What to produce: Below this line are records; write out exactly the lines from the one containing "Rebuild this chart" through the one containing "import seaborn as sns", with the pictures left out.

Source code of charts:
○ ○ ○
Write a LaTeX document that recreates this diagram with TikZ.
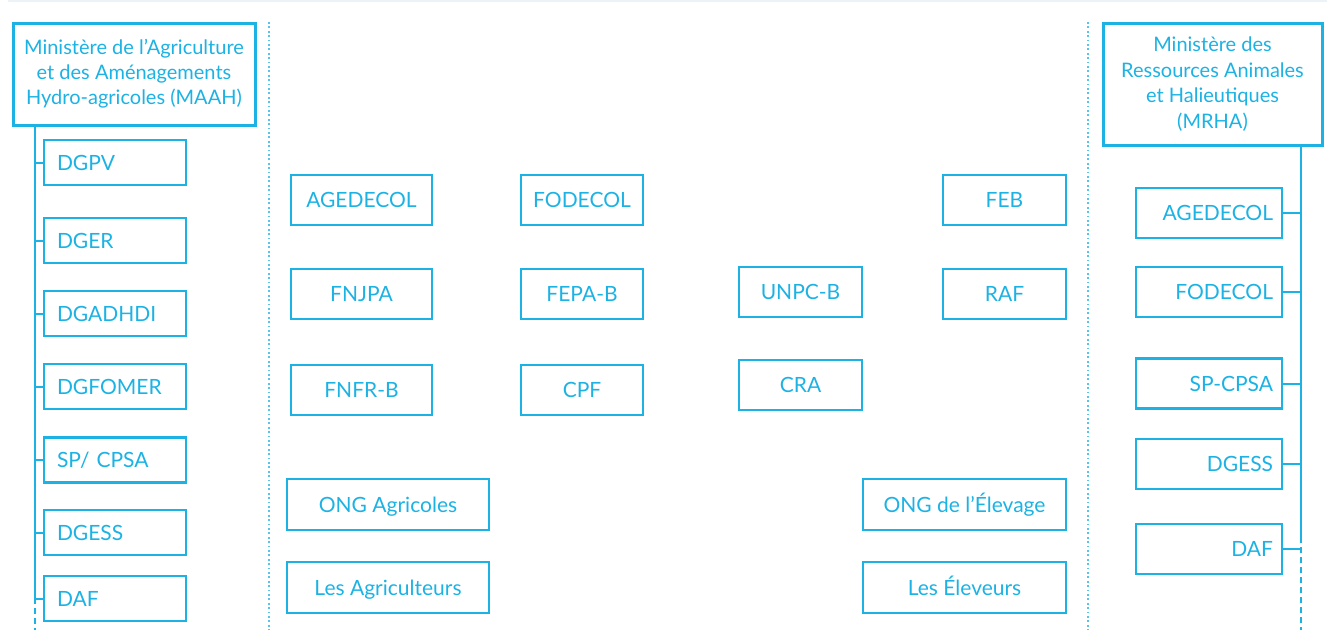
\documentclass[tikz,border=0pt]{standalone}
\usepackage{fontspec}
\setmainfont{Lato}
\usetikzlibrary{positioning,calc}
\definecolor{bleu}{RGB}{28,178,228}
\definecolor{filet}{RGB}{236,243,248}

\begin{document}
\begin{tikzpicture}
            [x=1pt, y=-1pt,
            every node/.style={text=bleu, font=\fontsize{21}{25}\selectfont},
            box/.style={draw=bleu, line width=2pt, rectangle, inner sep=0pt,
                minimum height=50pt, text height=15pt, text depth=0pt},
            ministere/.style={draw=bleu, line width=3pt, align=center, inner sep=0pt},
            gauche/.style={box, line width=2.6pt, minimum height=45pt,
                text width=116pt, align=left, inner xsep=13pt},
            droite/.style={box, line width=2.6pt, text width=128pt,
                align=right, inner xsep=9pt},
            trait/.style={draw=bleu, line width=2pt},
            pointille/.style={draw=bleu!75, line width=1.8pt, dash pattern=on 1.8pt off 2.6pt}
            ]

            \useasboundingbox (0,0) rectangle (1327,630);
            \draw [filet, line width=2pt] (8,1) -- (1327,1);

            % Ministeres
            \node (maah) [ministere, minimum width=242pt, minimum height=102pt,
                font=\fontsize{20}{25}\selectfont] at (134,74)
                {Ministère de l’Agriculture\\et des Aménagements\\Hydro-agricoles (MAAH)};
            \node (mrha) [ministere, minimum width=219pt, minimum height=122pt,
                font=\fontsize{20}{25.7}\selectfont] at (1212.5,84)
                {Ministère des\\Ressources Animales\\et Halieutiques\\(MRHA)};

            % Directions MAAH
            \node (dgpv) [gauche] at (115,162.5) {DGPV};
            \node (dger) [gauche] at (115,240.5) {DGER};
            \node (dgadhdi) [gauche] at (115,313.5) {DGADHDI};
            \node (dgfomer) [gauche] at (115,386.5) {DGFOMER};
            \node (spcpsag) [gauche] at (115,460) {SP/ CPSA};
            \node (dgessg) [gauche] at (115,532.5) {DGESS};
            \node (dafg) [gauche] at (115,598.5) {DAF};

            % Directions MRHA
            \node (agedecold) [droite] at (1209,213) {AGEDECOL};
            \node (fodecold) [droite] at (1209,292) {FODECOL};
            \node (spcpsad) [droite] at (1209,383.5) {SP-CPSA};
            \node (dgessd) [droite] at (1209,464) {DGESS};
            \node (dafd) [droite] at (1209,549) {DAF};

            % Acteurs au centre
            \node (agedecol) [box, minimum width=141pt] at (361.5,200) {AGEDECOL};
            \node (fnjpa) [box, minimum width=141pt, below=42pt of agedecol] {FNJPA};
            \node (fnfrb) [box, minimum width=141pt, below=44pt of fnjpa] {FNFR-B};
            \node (fodecol) [box, minimum width=122pt] at (582,200) {FODECOL};
            \node (fepab) [box, minimum width=122pt, below=42pt of fodecol] {FEPA-B};
            \node (cpf) [box, minimum width=122pt, below=44pt of fepab] {CPF};
            \node (unpcb) [box, minimum width=123pt] at (800.5,292) {UNPC-B};
            \node (cra) [box, minimum width=123pt, below=41pt of unpcb] {CRA};
            \node (feb) [box, minimum width=123pt] at (1004.5,200) {FEB};
            \node (raf) [box, minimum width=123pt, below=42pt of feb] {RAF};

            \node (ongagri) [box, minimum width=202pt, minimum height=51pt] at (388,504.5) {ONG Agricoles};
            \node (agri) [box, minimum width=202pt, minimum height=51pt, below=30pt of ongagri] {Les Agriculteurs};
            \node (ongelev) [box, minimum width=203pt, minimum height=51pt] at (964.5,504.5) {ONG de l’Élevage};
            \node (elev) [box, minimum width=203pt, minimum height=51pt, below=30pt of ongelev] {Les Éleveurs};

            % Separations
            \coordinate (sepg) at (269,22);
            \coordinate (sepgb) at (269,630);
            \coordinate (sepd) at (1088,22);
            \coordinate (sepdb) at (1088,630);
            \draw [pointille] (sepg) -- (sepgb);
            \draw [pointille] (sepd) -- (sepdb);

            % Rattachements
            \coordinate (gspine) at ($(maah.south west)+(23,0)$);
            \coordinate (gfin) at (gspine |- 0,598);
            \coordinate (gbas) at (gspine |- 0,630);
            \draw [trait] (gspine) -- (gfin);
            \draw [trait, dash pattern=on 6pt off 4pt] (gfin) -- (gbas);
            \foreach \n in {dgpv, dger, dgadhdi, dgfomer, spcpsag, dgessg, dafg}{
                \draw [trait] (\n.west) -- (\n.west -| gspine);
            }

            \coordinate (dspine) at ($(mrha.south east)+(-23,0)$);
            \coordinate (dfin) at (dspine |- 0,537);
            \coordinate (dbas) at (dspine |- 0,630);
            \draw [trait] (dspine) -- (dfin);
            \draw [trait, dash pattern=on 6pt off 4pt] (dfin) -- (dbas);
            \foreach \n in {agedecold, fodecold, spcpsad, dgessd, dafd}{
                \draw [trait] (\n.east) -- (\n.east -| dspine);
            }

        \end{tikzpicture}
\end{document}
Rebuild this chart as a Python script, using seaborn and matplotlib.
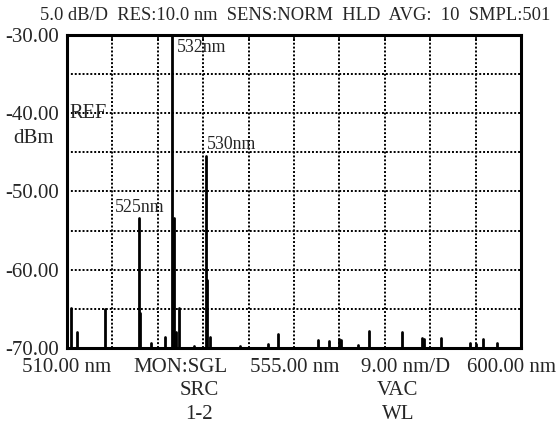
import numpy as np
import pandas as pd
import matplotlib
matplotlib.use("Agg")
import matplotlib.pyplot as plt
import seaborn as sns

# spectrum lines (nm, dBm)
wavelength = [510.8, 512.0, 517.5, 524.2, 524.5, 526.7, 529.4, 530.9, 531.15,
              531.6, 532.2, 535.2, 537.5, 537.75, 538.35, 544.2, 549.8, 551.9,
              559.7, 561.9, 564.0, 564.4, 567.6, 569.8, 576.5, 580.4, 580.85,
              584.1, 589.9, 591.1, 592.5, 595.3]
level = [-64.9, -67.9, -65.0, -53.4, -65.5, -69.3, -68.6, -29.0, -53.4,
         -67.9, -64.9, -69.7, -45.5, -61.3, -68.6, -69.8, -69.5, -68.2,
         -69.0, -69.1, -68.8, -69.0, -69.6, -67.8, -68.0, -68.7, -68.9,
         -68.7, -69.4, -69.5, -68.9, -69.3]

peak_labels = ["532nm", "530nm", "525nm"]
peak_label_wl = [531.7, 537.8, 519.4]
peak_label_db = [-31.6, -44.0, -52.0]

y_ticks = [-30, -40, -50, -60, -70]
x_bottom_labels = ["510.00 nm", "MON:SGL", "555.00 nm", "9.00 nm/D", "600.00 nm"]
x_bottom_pos = [510, 532.4, 555.2, 577.2, 598.2]
x_sub_labels = [("SRC", "1-2", 536.2), ("VAC", "WL", 575.6)]
header = "5.0 dB/D  RES:10.0 nm  SENS:NORM  HLD  AVG:  10  SMPL:501"

floor = -70.0

# each line goes from the floor up to its level
spec = pd.DataFrame({
    "wl": np.repeat(wavelength, 2),
    "dbm": np.ravel(np.column_stack([np.full(len(level), floor), level])),
    "line": np.repeat(np.arange(len(level)), 2),
})

sns.set_style("white")
plt.rcParams["font.family"] = ["Liberation Serif", "DejaVu Serif"]
plt.rcParams["font.size"] = 15

fig = plt.figure(figsize=(5.57, 4.22), dpi=100)
ax = fig.add_axes([0.1203, 0.1754, 0.8151, 0.7417])

sns.lineplot(data=spec, x="wl", y="dbm", units="line", estimator=None,
             sort=False, color="black", linewidth=2.0, ax=ax, legend=False)

ax.set_xlim(510, 600)
ax.set_ylim(-70, -30)

# dotted graticule, 10 x 8 divisions
for gx in np.arange(510, 601, 9)[1:-1]:
    ax.axvline(gx, color="black", lw=1.4, ls=(0, (1, 1)), zorder=0)
for gy in np.arange(-70, -29, 5)[1:-1]:
    ax.axhline(gy, color="black", lw=1.4, ls=(0, (1, 1)), zorder=0)

ax.set_xticks(np.arange(510, 601, 9))
ax.set_xticklabels([])
ax.tick_params(axis="x", direction="in", length=4, top=True, bottom=False,
               width=1.2, color="black")
ax.set_yticks(y_ticks)
ax.set_yticklabels([f"{t:.2f}" for t in y_ticks])
ax.tick_params(axis="y", length=0, pad=6, labelsize=15)
ax.set_xlabel("")
ax.set_ylabel("")

for s in ax.spines.values():
    s.set_color("black")
    s.set_linewidth(2.2)

for txt, wx, wy in zip(peak_labels, peak_label_wl, peak_label_db):
    ax.text(wx, wy, txt, ha="left", va="center", fontsize=12.8)

ax.text(510.5, -40, "REF", ha="left", va="center", fontsize=14.7)
ax.text(-0.074, -43.2, "dBm", transform=ax.get_yaxis_transform(),
        ha="center", va="center", fontsize=15)

bx = ax.get_xaxis_transform()
for txt, px in zip(x_bottom_labels, x_bottom_pos):
    ax.text(px, -0.063, txt, transform=bx, ha="center", va="center")
for top, bot, px in x_sub_labels:
    ax.text(px, -0.137, top, transform=bx, ha="center", va="center")
    ax.text(px, -0.211, bot, transform=bx, ha="center", va="center")

fig.text(0.5305, 0.964, header, ha="center", va="center", fontsize=13.3)

fig.savefig("out.png", dpi=100)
○ ○ ○
Finished exercise:
Rebuild this chart as a Python script, using seaborn and matplotlib.
import numpy as np
import pandas as pd
import matplotlib
matplotlib.use("Agg")
import matplotlib.pyplot as plt
import seaborn as sns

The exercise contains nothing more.